Summary of Catechism paragraphs 1030-32:

  • Perfect union with God in heaven requires perfect holiness: “nothing unclean will enter it” (Rev. 21:27).
  • Those who die in God’s grace, but are still imperfect, are not yet ready for heaven; these souls must undergo purification, or Purgatory.
  • Purgatory is not a second chance after death; rather, such souls are already assured of their eternal salvation, and need only to be cleansed of any lingering imperfections.
  • Although this doctrine was formally expressed in such Councils as Lyons II (1274), Florence (1439-45), and Trent (1545-63), its antecedents date back many centuries earlier, as evidenced by Church Fathers’ reflections on Scripture.
  • Jesus implied that some sins are forgiven in the “age to come” (Mt 12:32); He also said in a parable that “you will not be released until you have paid the last penny” (Mt 5:26).
  • The Church has always believed that it was good and helpful to pray for the dead (see 2 Macc 12:46), especially by offering the Eucharistic sacrifice of the Mass.
  • St. Paul refers to being saved “as through fire” (1 Cor 3:15), and a similar passage in 1 Peter uses the imagery of being “tested by fire” (1:7).
  • A number of early Church Fathers wrote of souls experiencing a purging fire (such as St. Cyprian of Carthage in the 250s, Lactantius in the early 300s, St. Gregory of Nyssa in the late 300s, and St. Augustine in the early 400s.)
  • Others mentioned souls paying penalties in a state of detention, such as Tertullian (early 200s) and St. Cyril of Jerusalem (ca. 350), while St.
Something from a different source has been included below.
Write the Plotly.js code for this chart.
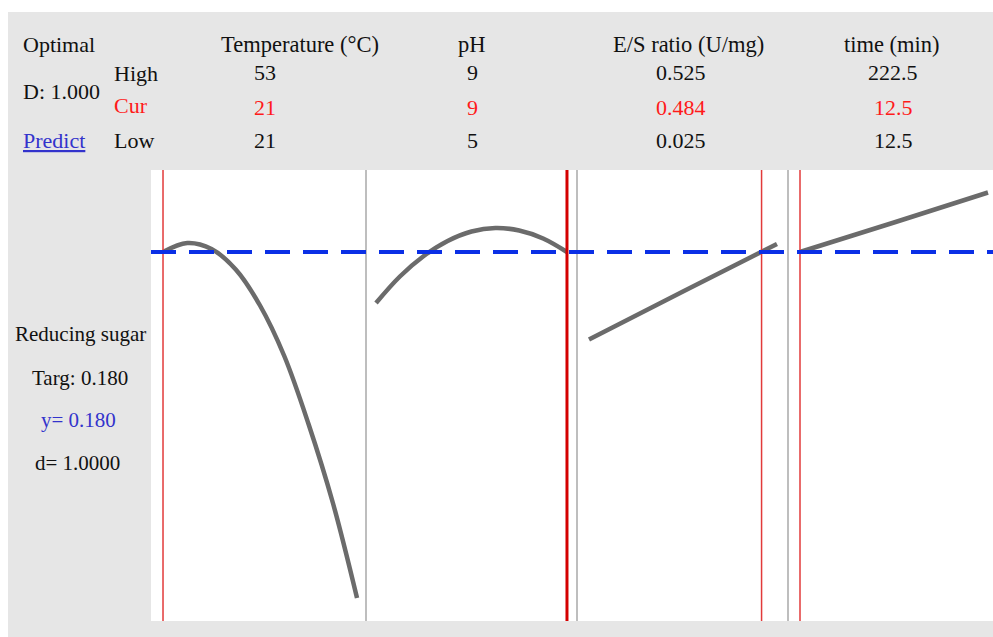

Basil (ca. 370) described souls being detained because of stains or effects of sin.
  • Church teaching on Purgatory thus explains and clarifies why we pray for the dead; our prayers and sacrifices help them during their purification.

Live Your Faith

Some erroneously imagine that Vatican II did away with the doctrine of Purgatory, but in fact, the Council reaffirmed it (e.g., Lumen Gentium 49 & 51).

We owe a debt of charity, especially to our deceased family members and friends, to pray for the repose of their souls.

Aside from the consolation we can afford them, we please God by performing this spiritual work of mercy, and we in turn benefit from their prayers for us.